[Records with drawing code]
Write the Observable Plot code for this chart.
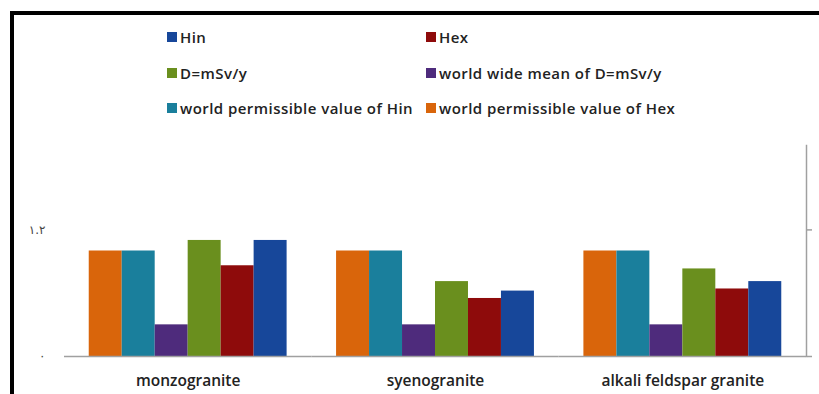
<!DOCTYPE html>
<html>
<head>
<meta charset="utf-8">
<script src="https://cdn.jsdelivr.net/npm/d3@7"></script>
<script src="https://cdn.jsdelivr.net/npm/@observablehq/plot@0.6"></script>
<style>
  html, body { margin: 0; padding: 0; background: #fff; }
  #wrap { position: relative; width: 819px; height: 394px; overflow: hidden; font-family: "Open Sans", sans-serif; }
  #border { position: absolute; left: 10px; top: 11px; right: 0; bottom: 0; border-top: 4px solid #000; border-left: 4px solid #000; }
  #chart { position: absolute; left: 0; top: 0; }
  #legend { position: absolute; left: 167px; top: 27px; display: grid; grid-template-columns: 259px 260px; row-gap: 15.5px; }
  .item { display: flex; align-items: center; height: 20px; font-size: 15px; letter-spacing: 0.45px; font-weight: 600; color: #222; white-space: nowrap; }
  .sw { width: 10px; height: 10px; margin-right: 3px; flex: none; }
</style>
</head>
<body>
<div id="wrap">
  <div id="border"></div>
  <div id="chart"></div>
  <div id="legend"></div>
</div>
<script>
// Rock types along the category axis
const categories = ["monzogranite", "syenogranite", "alkali feldspar granite"];

// Series, in the order the bars sit inside each group
const series = [
  "world permissible value of Hex",
  "world permissible value of Hin",
  "world wide mean of D=mSv/y",
  "D=mSv/y",
  "Hex",
  "Hin"
];
const colors = ["#d9650b", "#1a7f9c", "#4e2b7c", "#6a8f1e", "#8e0b0b", "#17479a"];

// Legend reading order (two columns, row by row)
const legendOrder = [
  "Hin", "Hex",
  "D=mSv/y", "world wide mean of D=mSv/y",
  "world permissible value of Hin", "world permissible value of Hex"
];

// Values per rock type
const permHex   = [1.00, 1.00, 1.00];
const permHin   = [1.00, 1.00, 1.00];
const worldMean = [0.30, 0.30, 0.30];
const doseD     = [1.10, 0.71, 0.83];
const hexValues = [0.86, 0.55, 0.64];
const hinValues = [1.10, 0.62, 0.71];

// Value axis ticks and their Arabic-Indic labels
const yTicks = [0, 1.2];
const yTickLabels = ["٠", "١.٢"];

const valuesBySeries = [permHex, permHin, worldMean, doseD, hexValues, hinValues];
const rows = [];
categories.forEach((c, i) => {
  series.forEach((s, j) => rows.push({category: c, series: s, value: valuesBySeries[j][i]}));
});

const axisGray = "#a0a0a0";

// Facets touch each other so the baseline runs unbroken; the gap between
// groups comes from the outer padding of the inner band scale.
const chart = Plot.plot({
  width: 819,
  height: 394,
  marginLeft: 64,
  marginRight: 13,
  marginTop: 145,
  marginBottom: 38,
  style: {background: "transparent", fontFamily: "'Open Sans', sans-serif"},
  fx: {domain: categories, padding: 0, round: false, label: null, axis: null},
  x: {domain: series, paddingInner: 0, paddingOuter: 0.75, round: false, axis: null},
  y: {domain: [0, 2], axis: null},
  color: {domain: series, range: colors},
  marks: [
    Plot.barY(rows, {fx: "category", x: "series", y: "value", fill: "series"}),
    Plot.ruleY([0], {stroke: axisGray, strokeWidth: 1.5}),
    Plot.frame({anchor: "right", stroke: axisGray, strokeWidth: 1.5, facetAnchor: "right"}),
    Plot.axisY({anchor: "right", ticks: yTicks, tickSize: 5, stroke: axisGray, strokeWidth: 1.5, tickFormat: () => "", label: null}),
    Plot.axisY({
      anchor: "left", ticks: yTicks, tickSize: 0, tickPadding: 19, label: null,
      tickFormat: d => yTickLabels[yTicks.indexOf(d)],
      fontSize: 12, fill: "#444", fontFamily: "DejaVu Sans"
    }),
    Plot.axisFx({anchor: "bottom", tickSize: 0, tickPadding: 18, fontSize: 15.5, fontWeight: 600, fill: "#222", label: null, style: {letterSpacing: "0.5px", wordSpacing: "3px"}})
  ]
});
document.getElementById("chart").appendChild(chart);

const legend = document.getElementById("legend");
for (const name of legendOrder) {
  const item = document.createElement("div");
  item.className = "item";
  const sw = document.createElement("span");
  sw.className = "sw";
  sw.style.background = colors[series.indexOf(name)];
  item.appendChild(sw);
  item.appendChild(document.createTextNode(name));
  legend.appendChild(item);
}
</script>
</body>
</html>
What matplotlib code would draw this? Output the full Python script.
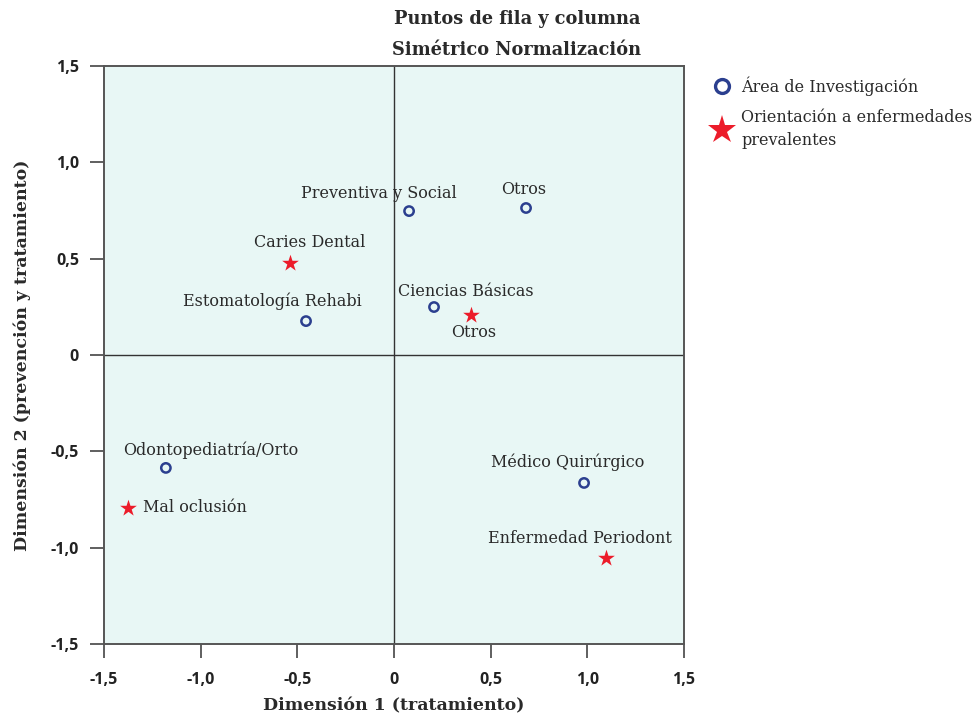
import numpy as np
import matplotlib.pyplot as plt
from matplotlib.lines import Line2D

# Data
area_labels = ['Preventiva y Social', 'Otros', 'Estomatología Rehabi', 'Ciencias Básicas',
               'Odontopediatría/Orto', 'Médico Quirúrgico']
area_x = [0.078, 0.683, -0.455, 0.207, -1.18, 0.983]
area_y = [0.747, 0.763, 0.176, 0.249, -0.586, -0.664]

orient_labels = ['Caries Dental', 'Otros', 'Mal oclusión', 'Enfermedad Periodont']
orient_x = [-0.538, 0.398, -1.376, 1.097]
orient_y = [0.477, 0.208, -0.794, -1.053]

ticks = [-1.5, -1.0, -0.5, 0, 0.5, 1.0, 1.5]
tick_labels = ['-1,5', '-1,0', '-0,5', '0', '0,5', '1,0', '1,5']

# label offsets (points) and alignment
area_offsets = [(-22, 13, 'center'), (-2, 13, 'center'), (-24, 14, 'center'),
                (23, 11, 'center'), (32, 13, 'center'), (-12, 15, 'center')]
orient_offsets = [(14, 15, 'center'), (2, -13, 'center'), (11, 0, 'left'),
                  (-19, 14, 'center')]

blue = '#2b3f8f'
red = '#ec1c2a'
serif = 'DejaVu Serif'
txt = '#2a2a2a'

fig = plt.figure(figsize=(9.8, 7.18), dpi=100)
ax = fig.add_axes([104 / 980, 1 - 644 / 718, 580 / 980, 578 / 718])
ax.set_facecolor('#e8f7f5')

ax.axhline(0, color='#333333', lw=1.0, zorder=1)
ax.axvline(0, color='#333333', lw=1.0, zorder=1)

ax.scatter(area_x, area_y, s=45, facecolors='none', edgecolors=blue, linewidths=1.8, zorder=3)
ax.scatter(orient_x, orient_y, s=160, marker='*', color=red, linewidths=0, zorder=3)

for lab, x, y, (dx, dy, ha) in zip(area_labels, area_x, area_y, area_offsets):
    ax.annotate(lab, (x, y), xytext=(dx, dy), textcoords='offset points',
                ha=ha, va='center', fontsize=11.5, family=serif, color=txt)
for lab, x, y, (dx, dy, ha) in zip(orient_labels, orient_x, orient_y, orient_offsets):
    ax.annotate(lab, (x, y), xytext=(dx, dy), textcoords='offset points',
                ha=ha, va='center', fontsize=11.5, family=serif, color=txt)

ax.set_xlim(-1.5, 1.5)
ax.set_ylim(-1.5, 1.5)
ax.set_xticks(ticks)
ax.set_xticklabels(tick_labels)
ax.set_yticks(ticks)
ax.set_yticklabels(tick_labels)
ax.tick_params(axis='both', length=10, width=1.2, color='#444444', labelsize=11.5)
ax.tick_params(axis='x', pad=10)
ax.tick_params(axis='y', pad=8)
for lab in ax.get_xticklabels() + ax.get_yticklabels():
    lab.set_fontweight('bold')
    lab.set_family('Open Sans')
    lab.set_color('#222222')
for sp in ax.spines.values():
    sp.set_color('#555555')
    sp.set_linewidth(1.4)

ax.set_xlabel('Dimensión 1 (tratamiento)', family=serif, fontweight='bold', fontsize=12.5,
              labelpad=7, color=txt)
ax.set_ylabel('Dimensión 2 (prevención y tratamiento)', family=serif, fontweight='bold',
              fontsize=12.5, labelpad=14, color=txt)
ax.set_title('Puntos de fila y columna\nSimétrico Normalización', family=serif, fontweight='bold',
             fontsize=12.8, linespacing=1.9, pad=8, x=(517 - 104) / 580, color=txt)

handles = [Line2D([], [], marker='o', ls='none', markerfacecolor='none', markeredgecolor=blue,
                  markeredgewidth=2.4, markersize=10),
           Line2D([], [], marker='*', ls='none', color=red, markersize=21, markeredgewidth=0)]
leg = fig.legend(handles, ['Área de Investigación', 'Orientación a enfermedades\nprevalentes'],
                 loc='upper left', bbox_to_anchor=(706 / 980, 1 - 70 / 718), frameon=False,
                 prop={'family': serif, 'size': 11.5}, handletextpad=0.6, labelspacing=0.85,
                 handlelength=1.2, borderaxespad=0)
for t in leg.get_texts():
    t.set_color(txt)
    t.set_linespacing(1.45)

fig.savefig('out.png', dpi=100)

WHAT THE TASK ASKS: Determine how many of the lines above hold the word "this", and output that number by itself.

TASK RESULT: 2